What would you call a singer who's really scared of medusa?
A rockstar.
What was the most common game played by Greek Gods?
Hydra and seek.
I wish medusa would stop objectifying people.
What does the zombie say to her zombie crush?
- Are you going to kiss me or rot?
How is Big Foot so good at rock climbing?
He always finds the biggest footholds.
Where do fashionable ghosts shop for sheets? Bootiques.
I just found out my Husband is a Ghost. I realised the moment he walked through the door.
Who is a ghoul’s favorite family member?
Mummy!
What is a zombie's favorite kind of weather?
Brainstorms.
Why did the skeleton start the fight?
He had a bone to pick.
What happened to the skeleton who sat by the fire for too long?
He became bone dry.
I walked past Mozart's grave.
He was sitting up, shouting "Braaiinnss" and ripping up all his music.

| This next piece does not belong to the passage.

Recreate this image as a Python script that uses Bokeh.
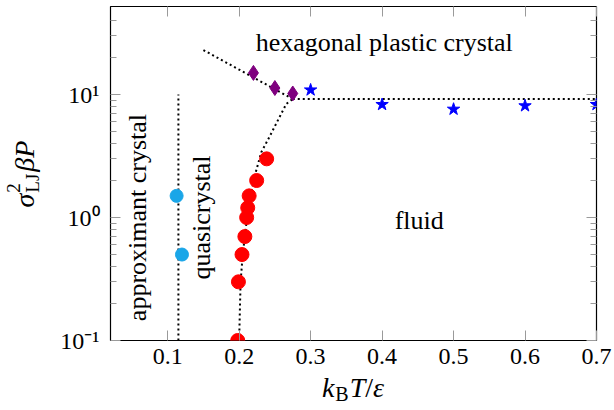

I guess he's a decomposer now.
What is the highest compliment a zombie can receive?
- Wow, you're in Grave condition!
A ghost's favourite pie flavour is boo-berry.
Why did the skeleton go to acting classes?
He wanted tibia star.
The ghoul didn't get his letter on time because it got lost at the ghost office.
When the ghost family got in their car, the dad ghost told the kids to fasten their sheet-belts.
What do you get when you cross a goblin, a stop sign, and immortality?
An everlasting gobstopper!
I know an old man who's a vampire. He's quite long in the tooth.
A barber, a hairdresser, and Bigfoot walk into a bar...
You know what...I'm gonna shave this joke for another time.
How does Frankenstein jump-start his day?
With a shock of lighting.
What is Frankenstein’s favorite cheese?
Muenster.
What do you get when you cross a vampire bat and a computer?
Love at first byte.
Why couldn't the little witch read her spellbook?
It was written in curse-ive.
My wife and my friends are sick of my puns about The Abominable Snowman.
Yeti keep cracking them.
How do yetis stay regular?
They always know wendigo.
What do you call a fast broomstick?
A vroom-stick.
What did Dracula say to the priest who visited his castle?
Don’t you ever cross me!
Why did Frankenstein’s monster go to a psychiatrist?
He thought he had a screw loose.
What did one of Frankenstein’s ears say to the other?
I didn’t know we lived on the same block.
What do you call a male witch?
Mitch
Why did the werewolf laugh while chewing on the skeleton?
He got to the funny bone.
Bigfoot saw me today
I bet nobody believes him.
What sign was posted in the witches' parking lot?
Violators will be toad.
Vampires love corny jokes and puns. I don't think they're funny, but it's probably to do with them being pun-dead.
What online search engine do spooky monsters use?
Ghoulghoul.
How do you kill a troll?
Take away its internet access.
What did one sea monster say to the other sea monster when they started their new jobs as sewer inspectors?
- It’s going to be a Nessie job, but let’s get Kraken!
A vampire broke up with his girlfriend when she had a blood test. He told her she wasn't his type.